Black, associate professor of economics and law at the University of Missouri at Kansas City, has noted the government's failure to act, when the FBI had been warned of an "epidemic" of mortgage fraud in 2004—four years before the Lehman's implosion and the ensuing meltdown. He has testified before the House and Senate on the failure to prosecute. "I could reprise the same testimony and just change the date" to today, he said.
U.S. prosecutors earlier last month filed criminal charges against two ex-JPMorgan traders for allegedly falsifying records to cover up trading losses. (Another former JPMorgan trader known as the "London Whale" was not prosecuted, as he made a non-prosecution deal with the DOJ, sources told CNBC's Kate Kelly.)
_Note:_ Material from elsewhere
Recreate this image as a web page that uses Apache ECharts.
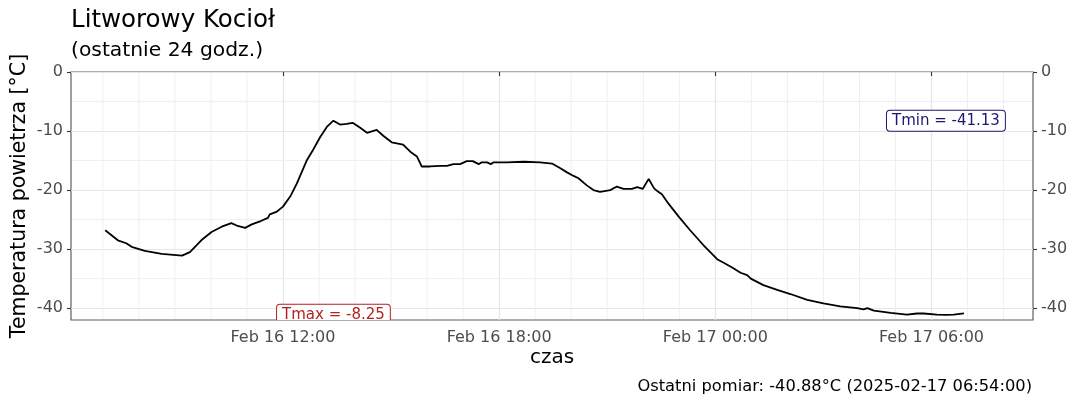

The SEC's website does cite161 entities and individuals, charged for misconduct that arose from the crisis. But as Kelleher of the nonprofit Better Markets noted, "While the Feds are making a big splash by arresting the 'London Whale' minnows, there will be no justice until the whales in the executive office are charged." Kelleher previously worked at the international law firm of Skadden, Arps, Slate, Meagher & Flom, and attended Harvard Law School.
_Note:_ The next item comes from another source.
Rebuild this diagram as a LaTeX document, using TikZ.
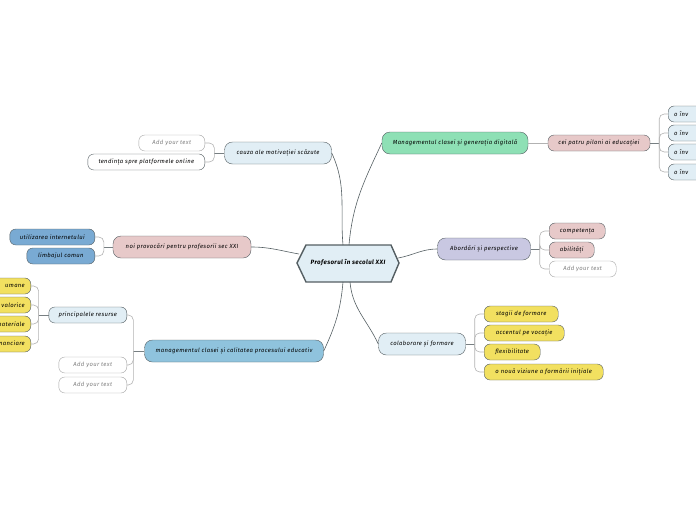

(Read more: Inside the end of the U.S. bid to punish Lehman executives)
The moral hazard
When the dust settles on the financial crisis and its perfect storm of causes—regulatory failures, excessive compensation, risky behavior and bad judgment—it may boil down to a crisis in ethics.
And if individual consumers ultimately can't trust institutions and the economic system, the potential ripple effects are eerie. Said Steven Currall, an ethics expert and dean at the University of California Davis Graduate School of Management, "This must exert a chilling effect on people's willingness to invest in equities." And beyond. Ironically, some consumers are returning to adjustable rate mortgages as rates rise.
Ultimately it may not be enough to have a rule of law. "We also need a culture and ethics of fair dealing and honesty," said Santoro of Rutgers. "When that breaks down, it's not good for the financial markets and it's not good for the economy," he said. "The link has been broken between Wall Street profits and prosperity on Main Street."